### Work required
Skip the pictures and quote all of the lines exactly.

### Supplied data
====================
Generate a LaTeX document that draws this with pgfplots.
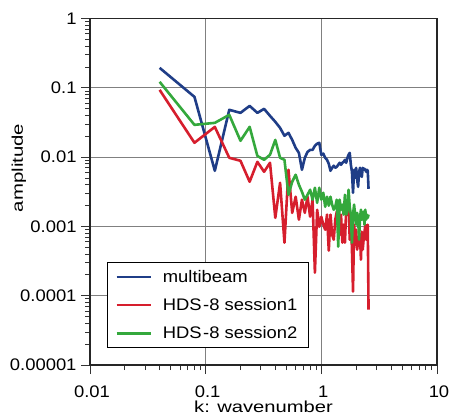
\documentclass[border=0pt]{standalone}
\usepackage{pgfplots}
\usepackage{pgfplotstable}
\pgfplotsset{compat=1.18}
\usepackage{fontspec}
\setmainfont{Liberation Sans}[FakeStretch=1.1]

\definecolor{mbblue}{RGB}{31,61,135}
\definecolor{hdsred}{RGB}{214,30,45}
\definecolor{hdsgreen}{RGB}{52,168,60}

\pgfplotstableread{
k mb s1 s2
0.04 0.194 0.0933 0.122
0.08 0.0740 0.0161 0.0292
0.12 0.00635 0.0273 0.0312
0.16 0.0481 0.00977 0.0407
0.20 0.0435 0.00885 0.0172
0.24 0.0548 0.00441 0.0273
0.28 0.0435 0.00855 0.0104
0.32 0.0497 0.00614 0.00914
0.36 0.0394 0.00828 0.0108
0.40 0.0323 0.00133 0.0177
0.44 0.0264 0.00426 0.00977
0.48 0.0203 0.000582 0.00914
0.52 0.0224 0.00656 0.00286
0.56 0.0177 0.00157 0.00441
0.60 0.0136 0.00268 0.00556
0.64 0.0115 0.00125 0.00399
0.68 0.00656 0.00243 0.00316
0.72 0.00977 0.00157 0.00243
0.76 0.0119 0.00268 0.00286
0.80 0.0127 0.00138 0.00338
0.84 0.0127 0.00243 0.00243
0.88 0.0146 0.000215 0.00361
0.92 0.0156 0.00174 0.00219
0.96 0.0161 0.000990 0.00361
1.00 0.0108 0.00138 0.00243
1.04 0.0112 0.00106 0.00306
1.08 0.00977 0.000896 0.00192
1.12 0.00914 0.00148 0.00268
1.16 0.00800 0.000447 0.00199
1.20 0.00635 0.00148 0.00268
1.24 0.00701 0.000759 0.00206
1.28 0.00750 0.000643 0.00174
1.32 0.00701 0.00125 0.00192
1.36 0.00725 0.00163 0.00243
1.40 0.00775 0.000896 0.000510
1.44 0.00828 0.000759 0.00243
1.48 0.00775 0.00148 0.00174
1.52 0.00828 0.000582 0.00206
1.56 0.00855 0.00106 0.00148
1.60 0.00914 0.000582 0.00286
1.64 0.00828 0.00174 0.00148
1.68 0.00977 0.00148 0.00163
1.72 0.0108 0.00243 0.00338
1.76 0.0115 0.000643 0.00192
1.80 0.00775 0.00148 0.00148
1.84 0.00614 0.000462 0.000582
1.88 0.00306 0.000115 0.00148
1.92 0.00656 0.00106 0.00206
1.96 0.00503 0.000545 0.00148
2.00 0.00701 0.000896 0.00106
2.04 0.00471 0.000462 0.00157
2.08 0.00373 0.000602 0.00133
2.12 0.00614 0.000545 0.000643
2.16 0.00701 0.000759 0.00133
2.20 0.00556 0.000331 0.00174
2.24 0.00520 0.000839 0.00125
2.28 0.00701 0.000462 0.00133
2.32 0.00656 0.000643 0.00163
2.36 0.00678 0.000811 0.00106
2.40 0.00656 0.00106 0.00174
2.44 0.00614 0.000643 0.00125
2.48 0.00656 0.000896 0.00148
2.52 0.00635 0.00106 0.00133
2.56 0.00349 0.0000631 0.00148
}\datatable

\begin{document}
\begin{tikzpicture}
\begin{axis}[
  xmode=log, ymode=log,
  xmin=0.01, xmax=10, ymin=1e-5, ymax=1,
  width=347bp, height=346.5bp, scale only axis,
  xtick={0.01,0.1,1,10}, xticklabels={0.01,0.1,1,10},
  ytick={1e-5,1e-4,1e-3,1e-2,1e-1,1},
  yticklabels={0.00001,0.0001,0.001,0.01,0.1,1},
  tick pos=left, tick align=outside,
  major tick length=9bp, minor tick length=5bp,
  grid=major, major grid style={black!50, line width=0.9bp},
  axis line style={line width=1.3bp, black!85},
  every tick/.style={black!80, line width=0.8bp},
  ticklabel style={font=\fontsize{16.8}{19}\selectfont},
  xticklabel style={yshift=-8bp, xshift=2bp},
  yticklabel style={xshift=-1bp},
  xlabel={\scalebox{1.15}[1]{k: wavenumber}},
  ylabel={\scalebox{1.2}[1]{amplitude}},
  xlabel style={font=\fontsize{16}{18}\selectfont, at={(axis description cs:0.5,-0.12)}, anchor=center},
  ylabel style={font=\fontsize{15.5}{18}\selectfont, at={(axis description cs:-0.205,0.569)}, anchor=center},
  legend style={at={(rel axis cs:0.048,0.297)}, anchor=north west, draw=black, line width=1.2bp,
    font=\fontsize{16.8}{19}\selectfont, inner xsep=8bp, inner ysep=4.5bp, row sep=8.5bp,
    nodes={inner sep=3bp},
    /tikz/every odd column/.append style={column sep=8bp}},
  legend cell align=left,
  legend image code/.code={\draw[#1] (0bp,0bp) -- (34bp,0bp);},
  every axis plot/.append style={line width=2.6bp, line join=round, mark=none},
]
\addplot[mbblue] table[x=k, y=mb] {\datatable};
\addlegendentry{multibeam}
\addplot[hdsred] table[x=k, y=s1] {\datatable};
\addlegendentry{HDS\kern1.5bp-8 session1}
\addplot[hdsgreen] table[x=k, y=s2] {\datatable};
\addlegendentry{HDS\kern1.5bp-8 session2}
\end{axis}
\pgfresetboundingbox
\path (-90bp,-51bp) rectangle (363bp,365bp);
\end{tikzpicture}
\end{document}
====================
### Response to the task
Generate a LaTeX document that draws this with pgfplots.
\documentclass[border=0pt]{standalone}
\usepackage{pgfplots}
\usepackage{pgfplotstable}
\pgfplotsset{compat=1.18}
\usepackage{fontspec}
\setmainfont{Liberation Sans}[FakeStretch=1.1]

\definecolor{mbblue}{RGB}{31,61,135}
\definecolor{hdsred}{RGB}{214,30,45}
\definecolor{hdsgreen}{RGB}{52,168,60}

\pgfplotstableread{
k mb s1 s2
0.04 0.194 0.0933 0.122
0.08 0.0740 0.0161 0.0292
0.12 0.00635 0.0273 0.0312
0.16 0.0481 0.00977 0.0407
0.20 0.0435 0.00885 0.0172
0.24 0.0548 0.00441 0.0273
0.28 0.0435 0.00855 0.0104
0.32 0.0497 0.00614 0.00914
0.36 0.0394 0.00828 0.0108
0.40 0.0323 0.00133 0.0177
0.44 0.0264 0.00426 0.00977
0.48 0.0203 0.000582 0.00914
0.52 0.0224 0.00656 0.00286
0.56 0.0177 0.00157 0.00441
0.60 0.0136 0.00268 0.00556
0.64 0.0115 0.00125 0.00399
0.68 0.00656 0.00243 0.00316
0.72 0.00977 0.00157 0.00243
0.76 0.0119 0.00268 0.00286
0.80 0.0127 0.00138 0.00338
0.84 0.0127 0.00243 0.00243
0.88 0.0146 0.000215 0.00361
0.92 0.0156 0.00174 0.00219
0.96 0.0161 0.000990 0.00361
1.00 0.0108 0.00138 0.00243
1.04 0.0112 0.00106 0.00306
1.08 0.00977 0.000896 0.00192
1.12 0.00914 0.00148 0.00268
1.16 0.00800 0.000447 0.00199
1.20 0.00635 0.00148 0.00268
1.24 0.00701 0.000759 0.00206
1.28 0.00750 0.000643 0.00174
1.32 0.00701 0.00125 0.00192
1.36 0.00725 0.00163 0.00243
1.40 0.00775 0.000896 0.000510
1.44 0.00828 0.000759 0.00243
1.48 0.00775 0.00148 0.00174
1.52 0.00828 0.000582 0.00206
1.56 0.00855 0.00106 0.00148
1.60 0.00914 0.000582 0.00286
1.64 0.00828 0.00174 0.00148
1.68 0.00977 0.00148 0.00163
1.72 0.0108 0.00243 0.00338
1.76 0.0115 0.000643 0.00192
1.80 0.00775 0.00148 0.00148
1.84 0.00614 0.000462 0.000582
1.88 0.00306 0.000115 0.00148
1.92 0.00656 0.00106 0.00206
1.96 0.00503 0.000545 0.00148
2.00 0.00701 0.000896 0.00106
2.04 0.00471 0.000462 0.00157
2.08 0.00373 0.000602 0.00133
2.12 0.00614 0.000545 0.000643
2.16 0.00701 0.000759 0.00133
2.20 0.00556 0.000331 0.00174
2.24 0.00520 0.000839 0.00125
2.28 0.00701 0.000462 0.00133
2.32 0.00656 0.000643 0.00163
2.36 0.00678 0.000811 0.00106
2.40 0.00656 0.00106 0.00174
2.44 0.00614 0.000643 0.00125
2.48 0.00656 0.000896 0.00148
2.52 0.00635 0.00106 0.00133
2.56 0.00349 0.0000631 0.00148
}\datatable

\begin{document}
\begin{tikzpicture}
\begin{axis}[
  xmode=log, ymode=log,
  xmin=0.01, xmax=10, ymin=1e-5, ymax=1,
  width=347bp, height=346.5bp, scale only axis,
  xtick={0.01,0.1,1,10}, xticklabels={0.01,0.1,1,10},
  ytick={1e-5,1e-4,1e-3,1e-2,1e-1,1},
  yticklabels={0.00001,0.0001,0.001,0.01,0.1,1},
  tick pos=left, tick align=outside,
  major tick length=9bp, minor tick length=5bp,
  grid=major, major grid style={black!50, line width=0.9bp},
  axis line style={line width=1.3bp, black!85},
  every tick/.style={black!80, line width=0.8bp},
  ticklabel style={font=\fontsize{16.8}{19}\selectfont},
  xticklabel style={yshift=-8bp, xshift=2bp},
  yticklabel style={xshift=-1bp},
  xlabel={\scalebox{1.15}[1]{k: wavenumber}},
  ylabel={\scalebox{1.2}[1]{amplitude}},
  xlabel style={font=\fontsize{16}{18}\selectfont, at={(axis description cs:0.5,-0.12)}, anchor=center},
  ylabel style={font=\fontsize{15.5}{18}\selectfont, at={(axis description cs:-0.205,0.569)}, anchor=center},
  legend style={at={(rel axis cs:0.048,0.297)}, anchor=north west, draw=black, line width=1.2bp,
    font=\fontsize{16.8}{19}\selectfont, inner xsep=8bp, inner ysep=4.5bp, row sep=8.5bp,
    nodes={inner sep=3bp},
    /tikz/every odd column/.append style={column sep=8bp}},
  legend cell align=left,
  legend image code/.code={\draw[#1] (0bp,0bp) -- (34bp,0bp);},
  every axis plot/.append style={line width=2.6bp, line join=round, mark=none},
]
\addplot[mbblue] table[x=k, y=mb] {\datatable};
\addlegendentry{multibeam}
\addplot[hdsred] table[x=k, y=s1] {\datatable};
\addlegendentry{HDS\kern1.5bp-8 session1}
\addplot[hdsgreen] table[x=k, y=s2] {\datatable};
\addlegendentry{HDS\kern1.5bp-8 session2}
\end{axis}
\pgfresetboundingbox
\path (-90bp,-51bp) rectangle (363bp,365bp);
\end{tikzpicture}
\end{document}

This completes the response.